## Dataset rows:

┄┄┄┄┄┄┄┄┄┄

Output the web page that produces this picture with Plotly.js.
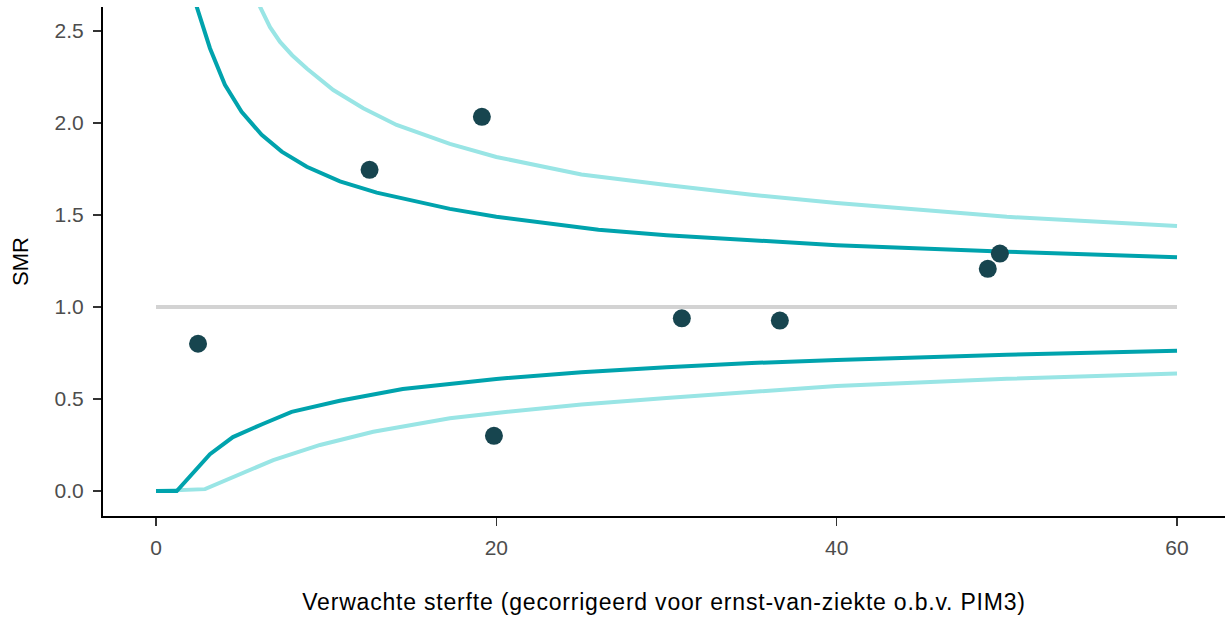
<!DOCTYPE html>
<html>
<head>
<meta charset="utf-8">
<script src="https://cdn.plot.ly/plotly-3.0.1.min.js"></script>
<style>
  html, body { margin: 0; padding: 0; background: #fff; }
  #chart { width: 1225px; height: 622px; }
  #chart .xtitle { letter-spacing: 0.8px; }
</style>
</head>
<body>
<div id="chart"></div>
<script>
// Observed SMR per unit against expected mortality
const expected = [2.47, 12.55, 19.15, 19.86, 30.9, 36.66, 48.88, 49.59];
const smr      = [0.80, 1.745, 2.033, 0.30, 0.938, 0.926, 1.207, 1.29];

// 95% control limits
const upper95X = [1.5, 1.8, 2.39, 3.17, 4.05, 5.03, 6.21, 7.39, 8.86, 10.81, 12.97, 17.27, 20, 26, 30, 35, 40, 50, 60];
const upper95Y = [3.0, 2.80, 2.632, 2.406, 2.207, 2.061, 1.935, 1.844, 1.762, 1.682, 1.621, 1.533, 1.49, 1.42, 1.39, 1.36, 1.335, 1.30, 1.27];
const lower95X = [0, 1.22, 3.17, 4.52, 6.27, 7.97, 10.8, 14.5, 20, 25, 30, 35, 40, 50, 60];
const lower95Y = [0, 0.0, 0.20, 0.293, 0.364, 0.43, 0.49, 0.554, 0.609, 0.645, 0.672, 0.695, 0.712, 0.74, 0.762];

// 99.8% control limits
const upper998X = [5.5, 6.11, 6.7, 7.29, 8.0, 8.86, 10.42, 12.18, 14.14, 17.27, 20, 25, 30, 35, 40, 50, 60];
const upper998Y = [2.78, 2.632, 2.52, 2.44, 2.368, 2.296, 2.179, 2.08, 1.989, 1.886, 1.815, 1.72, 1.663, 1.61, 1.565, 1.49, 1.44];
const lower998X = [0, 2.88, 6.89, 9.64, 12.77, 17.27, 20, 25, 30, 35, 40, 50, 60];
const lower998Y = [0, 0.01, 0.168, 0.25, 0.322, 0.395, 0.424, 0.47, 0.505, 0.54, 0.571, 0.61, 0.638];

// Target line
const targetX = [0, 60];
const targetY = [1, 1];

// Axis ticks
const xTicks = [0, 20, 40, 60];
const xTickText = ['0', '20', '40', '60'];
const yTicks = [0, 0.5, 1, 1.5, 2, 2.5];
const yTickText = ['0.0', '0.5', '1.0', '1.5', '2.0', '2.5'];

const dark = '#00a3ad';
const light = '#99e5e5';

const traces = [
  { x: targetX, y: targetY, mode: 'lines', line: { color: '#d3d3d3', width: 4 }, hoverinfo: 'skip' },
  { x: upper998X, y: upper998Y, mode: 'lines', line: { color: light, width: 4 } },
  { x: lower998X, y: lower998Y, mode: 'lines', line: { color: light, width: 4 } },
  { x: upper95X, y: upper95Y, mode: 'lines', line: { color: dark, width: 4 } },
  { x: lower95X, y: lower95Y, mode: 'lines', line: { color: dark, width: 4 } },
  { x: expected, y: smr, mode: 'markers', marker: { color: '#17454f', size: 18 } }
];

const fam = 'Liberation Sans, Arial, Helvetica, sans-serif';
const tickFont = { family: fam, size: 21, color: '#4d4d4d' };

const layout = {
  width: 1225,
  height: 622,
  margin: { l: 103, r: 0, t: 7, b: 106 },
  paper_bgcolor: '#fff',
  plot_bgcolor: '#fff',
  showlegend: false,
  font: { family: fam, color: '#000' },
  xaxis: {
    range: [-3.115, 62.82],
    tickvals: xTicks,
    ticktext: xTickText,
    showgrid: false,
    zeroline: false,
    showline: true,
    linecolor: '#000',
    linewidth: 2,
    ticks: 'outside',
    ticklen: 8,
    tickwidth: 1.5,
    tickcolor: '#333',
    ticklabelstandoff: 4,
    tickfont: tickFont,
    title: { text: 'Verwachte sterfte (gecorrigeerd voor ernst-van-ziekte o.b.v. PIM3)', font: { family: fam, size: 23, color: '#000' }, standoff: 36 }
  },
  yaxis: {
    range: [-0.136, 2.630],
    tickvals: yTicks,
    ticktext: yTickText,
    showgrid: false,
    zeroline: false,
    showline: true,
    linecolor: '#000',
    linewidth: 2,
    ticks: 'outside',
    ticklen: 8,
    tickwidth: 1.5,
    tickcolor: '#333',
    ticklabelstandoff: 5,
    tickfont: tickFont,
    title: { text: 'SMR', font: { family: fam, size: 22, color: '#000' }, standoff: 20 }
  }
};

Plotly.newPlot('chart', traces, layout, { displayModeBar: false, staticPlot: true });
</script>
</body>
</html>
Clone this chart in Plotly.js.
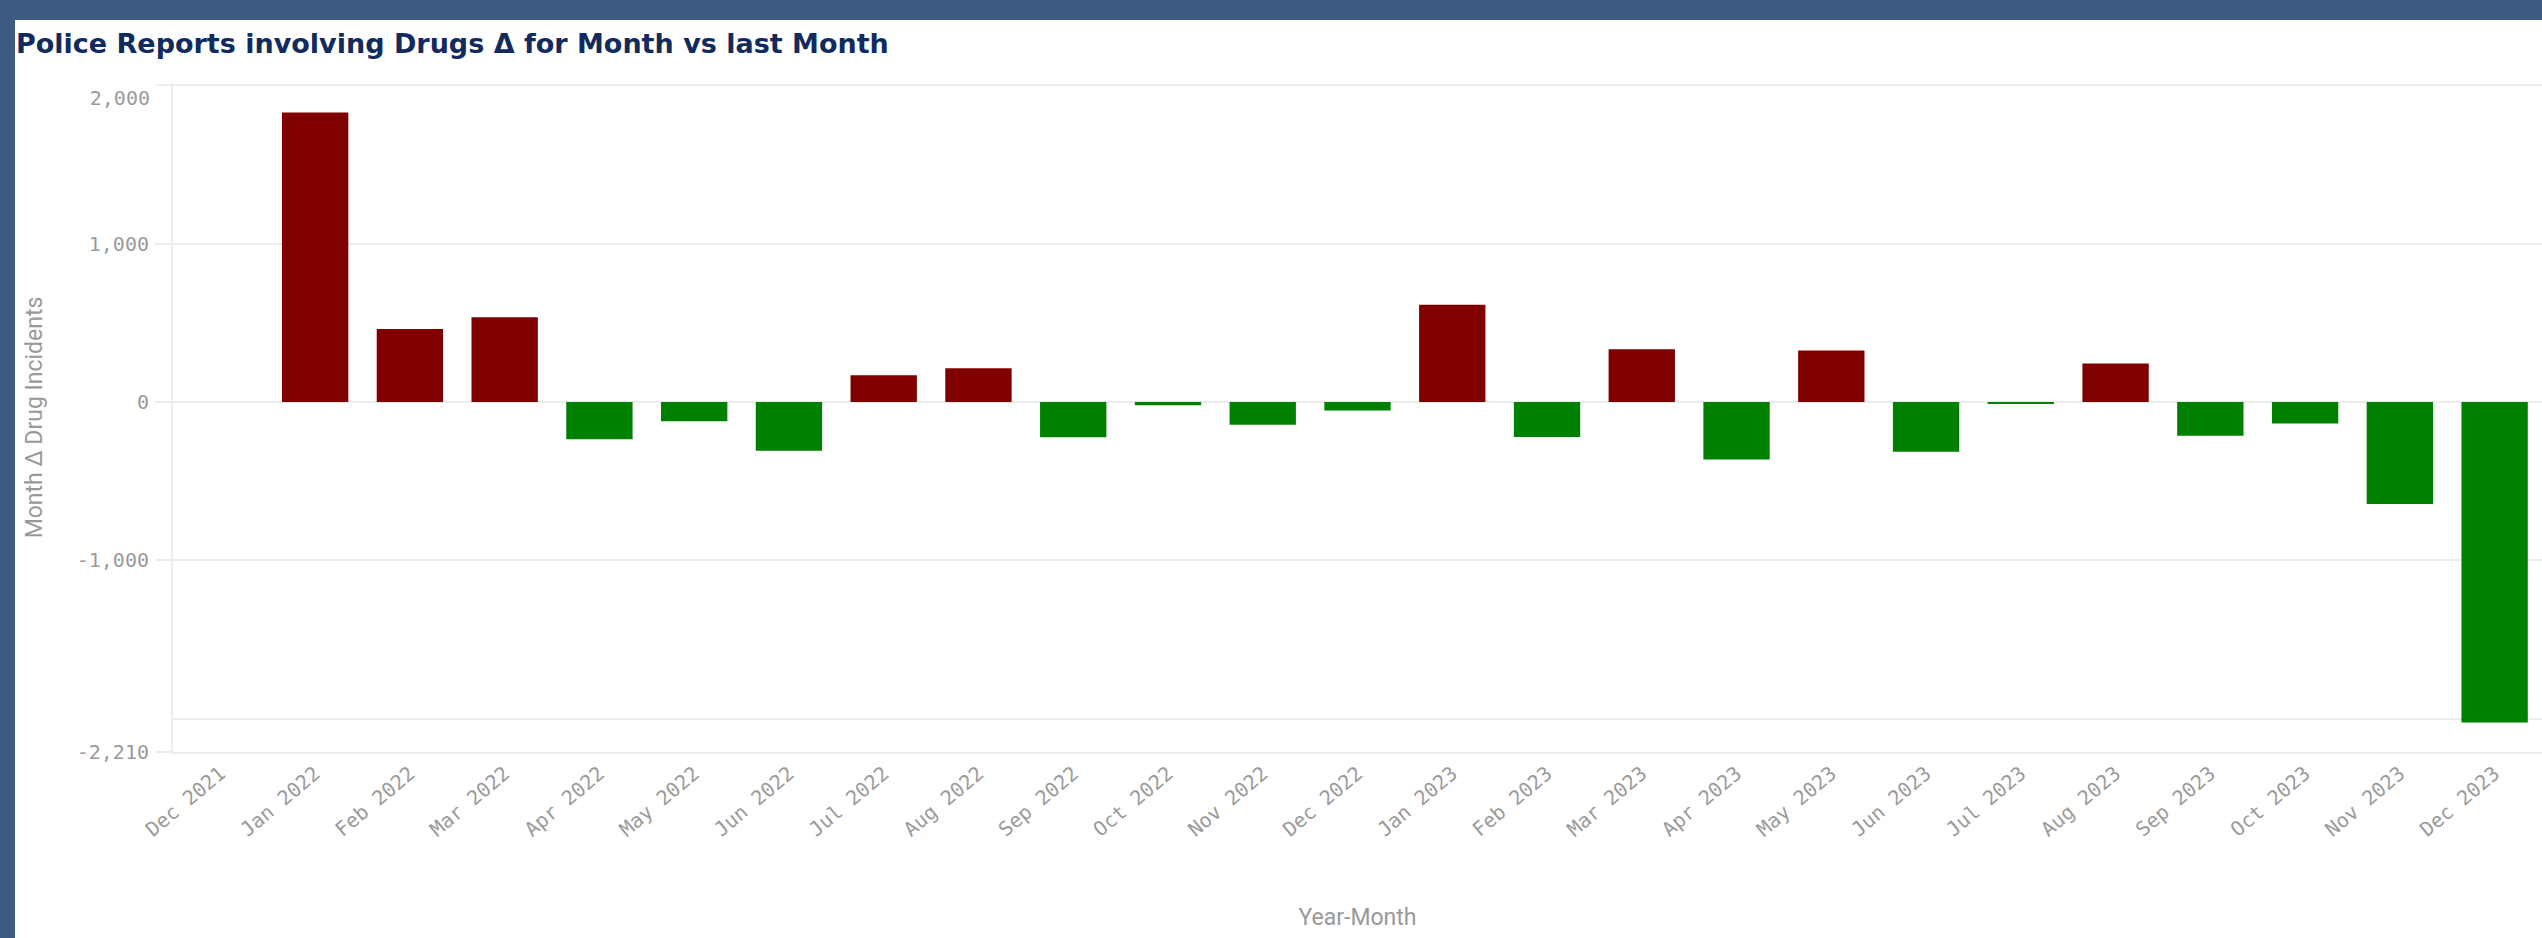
<!DOCTYPE html>
<html>
<head>
<meta charset="utf-8">
<script src="https://cdn.plot.ly/plotly-3.0.1.min.js"></script>
<style>
  html, body { margin: 0; padding: 0; width: 2542px; height: 938px; overflow: hidden; background: #3c5a7f; }
  #frame { position: absolute; left: 15px; top: 20px; width: 2527px; height: 918px; background: #ffffff; }
  #chart { width: 2527px; height: 918px; }
</style>
</head>
<body>
<div id="frame"><div id="chart"></div></div>
<script>
// ---- data ----
const months = [
  'Dec 2021', 'Jan 2022', 'Feb 2022', 'Mar 2022', 'Apr 2022', 'May 2022', 'Jun 2022',
  'Jul 2022', 'Aug 2022', 'Sep 2022', 'Oct 2022', 'Nov 2022', 'Dec 2022',
  'Jan 2023', 'Feb 2023', 'Mar 2023', 'Apr 2023', 'May 2023', 'Jun 2023',
  'Jul 2023', 'Aug 2023', 'Sep 2023', 'Oct 2023', 'Nov 2023', 'Dec 2023'
];
const deltaIncidents = [
  null, 1829, 461, 535, -235, -121, -307,
  169, 214, -222, -20, -144, -53,
  615, -221, 333, -362, 326, -314,
  -6, 244, -213, -135, -643, -2023
];
const yTickVals = [-2210, -1000, 0, 1000];
const yTickText = ['-2,210', '-1,000', '0', '1,000'];
const yTopTick = [2000];
const yTopText = ['2,000'];
const yMinorGrid = [-2000, 2000];
const yRange = [-2210, 2015];

const upColor = '#800000';
const downColor = '#008000';
const gridColor = '#ececec';
const tickFontColor = '#9a9a9a';
const monoFont = 'DejaVu Sans Mono, Liberation Mono, monospace';

const barColors = deltaIncidents.map(v => (v !== null && v > 0) ? upColor : downColor);

const trace = {
  type: 'bar',
  x: months,
  y: deltaIncidents,
  marker: { color: barColors, line: { width: 0 } },
  hoverinfo: 'x+y',
  yaxis: 'y'
};
// empty helper trace so the overlay axis (top edge tick label) gets drawn
const helperTop = { type: 'scatter', mode: 'markers', x: [months[0]], y: [null], yaxis: 'y2', hoverinfo: 'skip', showlegend: false };

const baseY = {
  range: yRange,
  autorange: false,
  fixedrange: true,
  ticks: 'outside',
  ticklen: 16,
  tickwidth: 2,
  tickcolor: gridColor,
  tickfont: { family: monoFont, size: 20, color: tickFontColor },
  ticklabelstandoff: 2
};

const layout = {
  width: 2527,
  height: 918,
  paper_bgcolor: '#ffffff',
  plot_bgcolor: '#ffffff',
  margin: { l: 158, r: 0, t: 63, b: 186, pad: 0 },
  showlegend: false,
  bargap: 0.3,
  title: {
    text: 'Police Reports involving Drugs Δ for Month vs last Month',
    font: { family: 'DejaVu Sans, Open Sans, sans-serif', size: 27, color: '#112b5e', weight: 'bold' },
    xref: 'container', x: 0, xanchor: 'left',
    yref: 'container', y: 1 - 24 / 918, yanchor: 'middle',
    pad: { l: 1 }
  },
  xaxis: {
    type: 'category',
    range: [-0.5, 24.5],
    autorange: false,
    fixedrange: true,
    showgrid: false,
    zeroline: false,
    showline: true,
    linecolor: gridColor,
    linewidth: 2,
    ticks: '',
    tickangle: -40,
    tickfont: { family: monoFont, size: 20, color: tickFontColor },
    title: {
      text: 'Year-Month',
      font: { family: 'Roboto, sans-serif', size: 23, color: '#999999' },
      standoff: 68
    },
    automargin: false
  },
  yaxis: Object.assign({}, baseY, {
    tickvals: yTickVals,
    ticktext: yTickText,
    showgrid: true,
    gridcolor: gridColor,
    gridwidth: 2,
    zeroline: true,
    zerolinecolor: gridColor,
    zerolinewidth: 2,
    showline: true,
    linecolor: gridColor,
    linewidth: 2,
    minor: { tickvals: yMinorGrid, showgrid: true, gridcolor: gridColor, gridwidth: 2, ticks: '' },
    title: {
      text: 'Month Δ Drug Incidents',
      font: { family: 'Roboto, sans-serif', size: 23, color: '#999999' },
      standoff: 28
    },
    automargin: false
  }),
  yaxis2: Object.assign({}, baseY, {
    overlaying: 'y',
    side: 'left',
    tickvals: yTopTick,
    ticktext: yTopText,
    showgrid: false,
    zeroline: false,
    showline: false,
    ticklabelshift: 13
  })
};

Plotly.newPlot('chart', [trace, helperTop], layout, { displayModeBar: false, responsive: false });
</script>
</body>
</html>
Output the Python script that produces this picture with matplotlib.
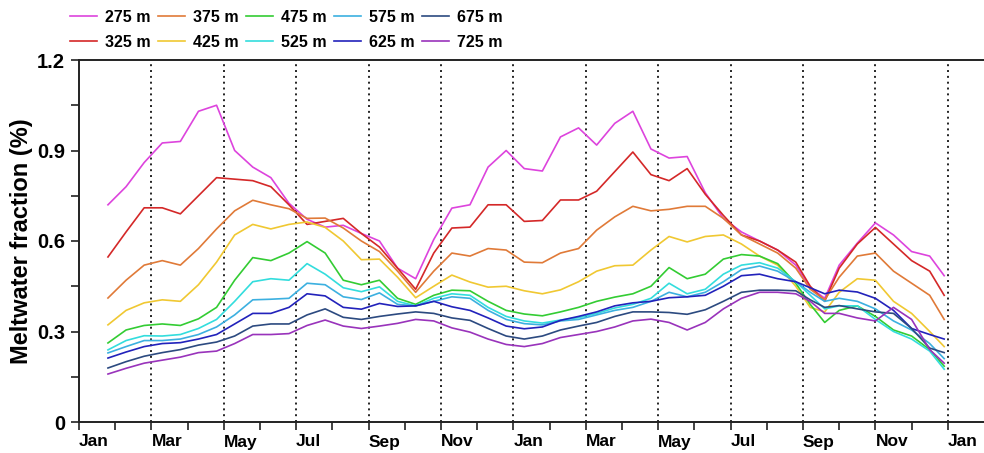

┄┄┄┄┄┄┄┄┄┄

## Job:
Starting at the top of the listing above, reproduce each line up to and including the one with "0.926, 1.207, 1.29];"; omit the pictures.

## Exercise answer:
Output the web page that produces this picture with Plotly.js.
<!DOCTYPE html>
<html>
<head>
<meta charset="utf-8">
<script src="https://cdn.plot.ly/plotly-3.0.1.min.js"></script>
<style>
  html, body { margin: 0; padding: 0; background: #fff; }
  #chart { width: 1225px; height: 622px; }
  #chart .xtitle { letter-spacing: 0.8px; }
</style>
</head>
<body>
<div id="chart"></div>
<script>
// Observed SMR per unit against expected mortality
const expected = [2.47, 12.55, 19.15, 19.86, 30.9, 36.66, 48.88, 49.59];
const smr      = [0.80, 1.745, 2.033, 0.30, 0.938, 0.926, 1.207, 1.29];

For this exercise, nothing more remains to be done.